The request>
Produce a word-for-word copy of the listing below without its pictures.

Dataset excerpt>
====
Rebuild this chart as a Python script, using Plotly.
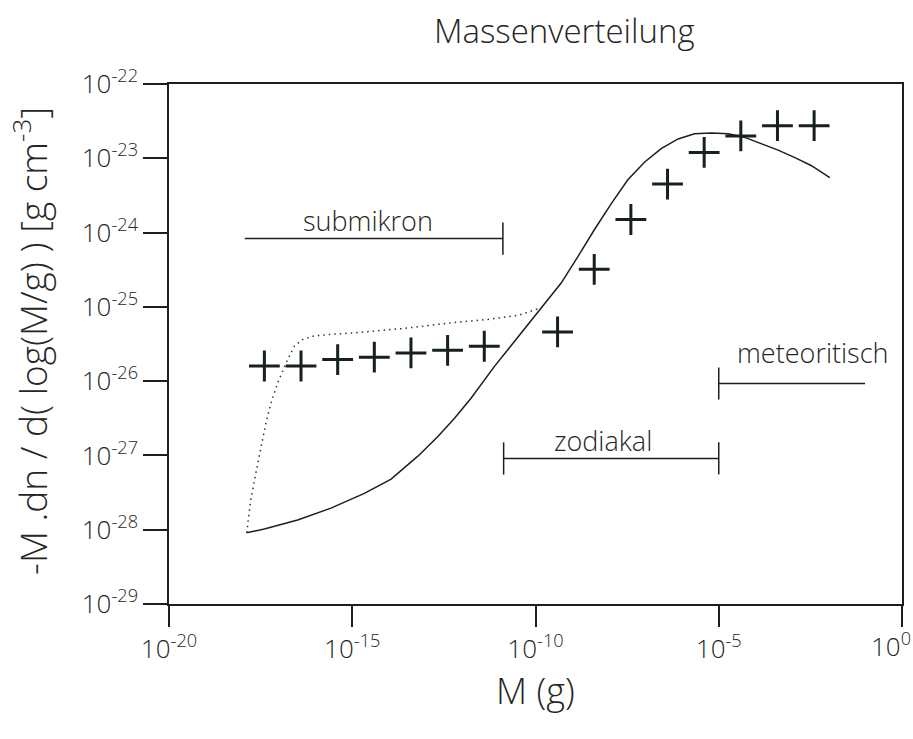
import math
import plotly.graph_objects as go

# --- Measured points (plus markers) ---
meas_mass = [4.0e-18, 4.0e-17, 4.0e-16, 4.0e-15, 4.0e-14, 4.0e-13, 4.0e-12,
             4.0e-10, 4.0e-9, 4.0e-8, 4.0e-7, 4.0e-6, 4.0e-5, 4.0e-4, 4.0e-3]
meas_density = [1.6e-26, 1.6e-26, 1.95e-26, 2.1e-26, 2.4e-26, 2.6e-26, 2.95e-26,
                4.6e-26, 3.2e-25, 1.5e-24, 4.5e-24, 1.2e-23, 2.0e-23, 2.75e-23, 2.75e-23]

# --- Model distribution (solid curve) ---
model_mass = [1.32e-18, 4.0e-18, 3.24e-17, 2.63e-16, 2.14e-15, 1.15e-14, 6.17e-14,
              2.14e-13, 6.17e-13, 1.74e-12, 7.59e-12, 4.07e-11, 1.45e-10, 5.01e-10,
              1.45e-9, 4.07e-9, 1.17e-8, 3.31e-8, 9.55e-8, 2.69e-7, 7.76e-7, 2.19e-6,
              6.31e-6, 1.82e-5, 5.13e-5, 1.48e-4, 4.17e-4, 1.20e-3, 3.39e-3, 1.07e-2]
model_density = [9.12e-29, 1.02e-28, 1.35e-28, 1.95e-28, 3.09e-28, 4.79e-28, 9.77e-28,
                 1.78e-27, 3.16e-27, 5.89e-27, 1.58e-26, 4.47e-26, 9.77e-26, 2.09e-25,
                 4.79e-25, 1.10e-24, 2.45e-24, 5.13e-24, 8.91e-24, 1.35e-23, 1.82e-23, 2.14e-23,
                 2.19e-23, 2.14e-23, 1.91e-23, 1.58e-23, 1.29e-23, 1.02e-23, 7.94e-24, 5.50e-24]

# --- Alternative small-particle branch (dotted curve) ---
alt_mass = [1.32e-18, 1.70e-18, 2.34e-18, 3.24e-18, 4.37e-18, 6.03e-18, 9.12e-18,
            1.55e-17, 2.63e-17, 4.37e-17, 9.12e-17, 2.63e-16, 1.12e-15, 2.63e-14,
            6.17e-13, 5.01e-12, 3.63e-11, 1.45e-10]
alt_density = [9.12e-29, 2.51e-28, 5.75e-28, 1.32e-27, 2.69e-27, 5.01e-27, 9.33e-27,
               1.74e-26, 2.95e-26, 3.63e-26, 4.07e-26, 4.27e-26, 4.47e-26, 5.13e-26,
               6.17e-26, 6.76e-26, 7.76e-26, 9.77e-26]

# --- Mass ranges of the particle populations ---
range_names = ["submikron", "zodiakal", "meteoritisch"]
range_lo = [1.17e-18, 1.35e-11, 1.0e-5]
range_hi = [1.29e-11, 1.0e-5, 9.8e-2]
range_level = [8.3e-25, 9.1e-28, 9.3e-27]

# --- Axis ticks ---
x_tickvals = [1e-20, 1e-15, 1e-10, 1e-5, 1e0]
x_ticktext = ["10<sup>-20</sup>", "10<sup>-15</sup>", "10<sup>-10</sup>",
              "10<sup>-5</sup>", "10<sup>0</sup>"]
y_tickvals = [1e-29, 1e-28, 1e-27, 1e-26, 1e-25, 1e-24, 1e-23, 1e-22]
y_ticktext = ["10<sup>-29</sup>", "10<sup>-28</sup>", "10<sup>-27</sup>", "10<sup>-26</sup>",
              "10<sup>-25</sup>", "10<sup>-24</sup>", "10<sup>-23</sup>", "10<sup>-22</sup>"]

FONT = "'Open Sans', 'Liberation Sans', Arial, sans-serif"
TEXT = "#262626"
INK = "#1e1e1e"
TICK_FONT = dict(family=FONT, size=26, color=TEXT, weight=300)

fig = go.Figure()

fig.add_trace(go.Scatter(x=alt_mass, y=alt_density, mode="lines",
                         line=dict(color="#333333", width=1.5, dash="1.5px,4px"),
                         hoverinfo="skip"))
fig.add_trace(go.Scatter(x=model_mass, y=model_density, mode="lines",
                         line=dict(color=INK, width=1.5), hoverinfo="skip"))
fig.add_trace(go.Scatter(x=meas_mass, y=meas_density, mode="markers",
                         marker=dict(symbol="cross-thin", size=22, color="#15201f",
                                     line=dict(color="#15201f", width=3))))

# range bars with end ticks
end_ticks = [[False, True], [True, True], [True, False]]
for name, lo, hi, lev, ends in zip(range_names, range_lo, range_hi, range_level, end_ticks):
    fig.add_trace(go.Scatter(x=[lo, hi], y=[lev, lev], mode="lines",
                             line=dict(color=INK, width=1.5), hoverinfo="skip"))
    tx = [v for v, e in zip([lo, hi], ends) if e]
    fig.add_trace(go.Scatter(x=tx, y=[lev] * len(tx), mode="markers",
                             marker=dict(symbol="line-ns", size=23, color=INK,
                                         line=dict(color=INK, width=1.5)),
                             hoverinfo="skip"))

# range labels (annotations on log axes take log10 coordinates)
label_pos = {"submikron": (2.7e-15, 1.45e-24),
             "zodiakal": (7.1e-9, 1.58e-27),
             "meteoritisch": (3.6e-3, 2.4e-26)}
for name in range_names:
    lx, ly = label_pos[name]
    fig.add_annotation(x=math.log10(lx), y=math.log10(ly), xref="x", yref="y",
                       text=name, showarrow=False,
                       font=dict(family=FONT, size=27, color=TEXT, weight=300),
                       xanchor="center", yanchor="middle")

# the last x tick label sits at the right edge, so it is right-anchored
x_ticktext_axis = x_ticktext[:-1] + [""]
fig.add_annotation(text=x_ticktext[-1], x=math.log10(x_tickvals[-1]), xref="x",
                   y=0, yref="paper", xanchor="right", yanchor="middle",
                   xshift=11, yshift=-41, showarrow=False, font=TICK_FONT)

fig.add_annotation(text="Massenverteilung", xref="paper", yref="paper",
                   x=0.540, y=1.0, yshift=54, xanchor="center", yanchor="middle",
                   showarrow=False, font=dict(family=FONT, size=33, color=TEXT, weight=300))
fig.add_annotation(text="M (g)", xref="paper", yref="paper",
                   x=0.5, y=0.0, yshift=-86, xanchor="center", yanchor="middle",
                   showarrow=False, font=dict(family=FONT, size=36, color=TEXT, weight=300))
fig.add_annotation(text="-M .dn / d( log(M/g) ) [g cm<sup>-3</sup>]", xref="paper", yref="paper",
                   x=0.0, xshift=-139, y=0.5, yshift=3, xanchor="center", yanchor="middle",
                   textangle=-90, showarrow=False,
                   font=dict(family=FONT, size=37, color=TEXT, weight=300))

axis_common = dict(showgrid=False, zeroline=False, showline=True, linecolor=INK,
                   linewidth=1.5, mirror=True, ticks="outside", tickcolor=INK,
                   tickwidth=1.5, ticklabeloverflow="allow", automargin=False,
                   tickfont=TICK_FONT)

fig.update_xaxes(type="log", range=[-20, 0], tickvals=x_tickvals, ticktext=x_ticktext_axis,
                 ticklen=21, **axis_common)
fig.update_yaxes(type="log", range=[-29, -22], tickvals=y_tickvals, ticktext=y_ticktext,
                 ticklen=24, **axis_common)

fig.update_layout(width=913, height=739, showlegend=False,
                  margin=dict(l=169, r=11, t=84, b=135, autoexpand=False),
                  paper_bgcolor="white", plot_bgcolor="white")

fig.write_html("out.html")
====
Solution to this exercise>
Rebuild this chart as a Python script, using Plotly.
import math
import plotly.graph_objects as go

# --- Measured points (plus markers) ---
meas_mass = [4.0e-18, 4.0e-17, 4.0e-16, 4.0e-15, 4.0e-14, 4.0e-13, 4.0e-12,
             4.0e-10, 4.0e-9, 4.0e-8, 4.0e-7, 4.0e-6, 4.0e-5, 4.0e-4, 4.0e-3]
meas_density = [1.6e-26, 1.6e-26, 1.95e-26, 2.1e-26, 2.4e-26, 2.6e-26, 2.95e-26,
                4.6e-26, 3.2e-25, 1.5e-24, 4.5e-24, 1.2e-23, 2.0e-23, 2.75e-23, 2.75e-23]

# --- Model distribution (solid curve) ---
model_mass = [1.32e-18, 4.0e-18, 3.24e-17, 2.63e-16, 2.14e-15, 1.15e-14, 6.17e-14,
              2.14e-13, 6.17e-13, 1.74e-12, 7.59e-12, 4.07e-11, 1.45e-10, 5.01e-10,
              1.45e-9, 4.07e-9, 1.17e-8, 3.31e-8, 9.55e-8, 2.69e-7, 7.76e-7, 2.19e-6,
              6.31e-6, 1.82e-5, 5.13e-5, 1.48e-4, 4.17e-4, 1.20e-3, 3.39e-3, 1.07e-2]
model_density = [9.12e-29, 1.02e-28, 1.35e-28, 1.95e-28, 3.09e-28, 4.79e-28, 9.77e-28,
                 1.78e-27, 3.16e-27, 5.89e-27, 1.58e-26, 4.47e-26, 9.77e-26, 2.09e-25,
                 4.79e-25, 1.10e-24, 2.45e-24, 5.13e-24, 8.91e-24, 1.35e-23, 1.82e-23, 2.14e-23,
                 2.19e-23, 2.14e-23, 1.91e-23, 1.58e-23, 1.29e-23, 1.02e-23, 7.94e-24, 5.50e-24]

# --- Alternative small-particle branch (dotted curve) ---
alt_mass = [1.32e-18, 1.70e-18, 2.34e-18, 3.24e-18, 4.37e-18, 6.03e-18, 9.12e-18,
            1.55e-17, 2.63e-17, 4.37e-17, 9.12e-17, 2.63e-16, 1.12e-15, 2.63e-14,
            6.17e-13, 5.01e-12, 3.63e-11, 1.45e-10]
alt_density = [9.12e-29, 2.51e-28, 5.75e-28, 1.32e-27, 2.69e-27, 5.01e-27, 9.33e-27,
               1.74e-26, 2.95e-26, 3.63e-26, 4.07e-26, 4.27e-26, 4.47e-26, 5.13e-26,
               6.17e-26, 6.76e-26, 7.76e-26, 9.77e-26]

# --- Mass ranges of the particle populations ---
range_names = ["submikron", "zodiakal", "meteoritisch"]
range_lo = [1.17e-18, 1.35e-11, 1.0e-5]
range_hi = [1.29e-11, 1.0e-5, 9.8e-2]
range_level = [8.3e-25, 9.1e-28, 9.3e-27]

# --- Axis ticks ---
x_tickvals = [1e-20, 1e-15, 1e-10, 1e-5, 1e0]
x_ticktext = ["10<sup>-20</sup>", "10<sup>-15</sup>", "10<sup>-10</sup>",
              "10<sup>-5</sup>", "10<sup>0</sup>"]
y_tickvals = [1e-29, 1e-28, 1e-27, 1e-26, 1e-25, 1e-24, 1e-23, 1e-22]
y_ticktext = ["10<sup>-29</sup>", "10<sup>-28</sup>", "10<sup>-27</sup>", "10<sup>-26</sup>",
              "10<sup>-25</sup>", "10<sup>-24</sup>", "10<sup>-23</sup>", "10<sup>-22</sup>"]

FONT = "'Open Sans', 'Liberation Sans', Arial, sans-serif"
TEXT = "#262626"
INK = "#1e1e1e"
TICK_FONT = dict(family=FONT, size=26, color=TEXT, weight=300)

fig = go.Figure()

fig.add_trace(go.Scatter(x=alt_mass, y=alt_density, mode="lines",
                         line=dict(color="#333333", width=1.5, dash="1.5px,4px"),
                         hoverinfo="skip"))
fig.add_trace(go.Scatter(x=model_mass, y=model_density, mode="lines",
                         line=dict(color=INK, width=1.5), hoverinfo="skip"))
fig.add_trace(go.Scatter(x=meas_mass, y=meas_density, mode="markers",
                         marker=dict(symbol="cross-thin", size=22, color="#15201f",
                                     line=dict(color="#15201f", width=3))))

# range bars with end ticks
end_ticks = [[False, True], [True, True], [True, False]]
for name, lo, hi, lev, ends in zip(range_names, range_lo, range_hi, range_level, end_ticks):
    fig.add_trace(go.Scatter(x=[lo, hi], y=[lev, lev], mode="lines",
                             line=dict(color=INK, width=1.5), hoverinfo="skip"))
    tx = [v for v, e in zip([lo, hi], ends) if e]
    fig.add_trace(go.Scatter(x=tx, y=[lev] * len(tx), mode="markers",
                             marker=dict(symbol="line-ns", size=23, color=INK,
                                         line=dict(color=INK, width=1.5)),
                             hoverinfo="skip"))

# range labels (annotations on log axes take log10 coordinates)
label_pos = {"submikron": (2.7e-15, 1.45e-24),
             "zodiakal": (7.1e-9, 1.58e-27),
             "meteoritisch": (3.6e-3, 2.4e-26)}
for name in range_names:
    lx, ly = label_pos[name]
    fig.add_annotation(x=math.log10(lx), y=math.log10(ly), xref="x", yref="y",
                       text=name, showarrow=False,
                       font=dict(family=FONT, size=27, color=TEXT, weight=300),
                       xanchor="center", yanchor="middle")

# the last x tick label sits at the right edge, so it is right-anchored
x_ticktext_axis = x_ticktext[:-1] + [""]
fig.add_annotation(text=x_ticktext[-1], x=math.log10(x_tickvals[-1]), xref="x",
                   y=0, yref="paper", xanchor="right", yanchor="middle",
                   xshift=11, yshift=-41, showarrow=False, font=TICK_FONT)

fig.add_annotation(text="Massenverteilung", xref="paper", yref="paper",
                   x=0.540, y=1.0, yshift=54, xanchor="center", yanchor="middle",
                   showarrow=False, font=dict(family=FONT, size=33, color=TEXT, weight=300))
fig.add_annotation(text="M (g)", xref="paper", yref="paper",
                   x=0.5, y=0.0, yshift=-86, xanchor="center", yanchor="middle",
                   showarrow=False, font=dict(family=FONT, size=36, color=TEXT, weight=300))
fig.add_annotation(text="-M .dn / d( log(M/g) ) [g cm<sup>-3</sup>]", xref="paper", yref="paper",
                   x=0.0, xshift=-139, y=0.5, yshift=3, xanchor="center", yanchor="middle",
                   textangle=-90, showarrow=False,
                   font=dict(family=FONT, size=37, color=TEXT, weight=300))

axis_common = dict(showgrid=False, zeroline=False, showline=True, linecolor=INK,
                   linewidth=1.5, mirror=True, ticks="outside", tickcolor=INK,
                   tickwidth=1.5, ticklabeloverflow="allow", automargin=False,
                   tickfont=TICK_FONT)

fig.update_xaxes(type="log", range=[-20, 0], tickvals=x_tickvals, ticktext=x_ticktext_axis,
                 ticklen=21, **axis_common)
fig.update_yaxes(type="log", range=[-29, -22], tickvals=y_tickvals, ticktext=y_ticktext,
                 ticklen=24, **axis_common)

fig.update_layout(width=913, height=739, showlegend=False,
                  margin=dict(l=169, r=11, t=84, b=135, autoexpand=False),
                  paper_bgcolor="white", plot_bgcolor="white")

fig.write_html("out.html")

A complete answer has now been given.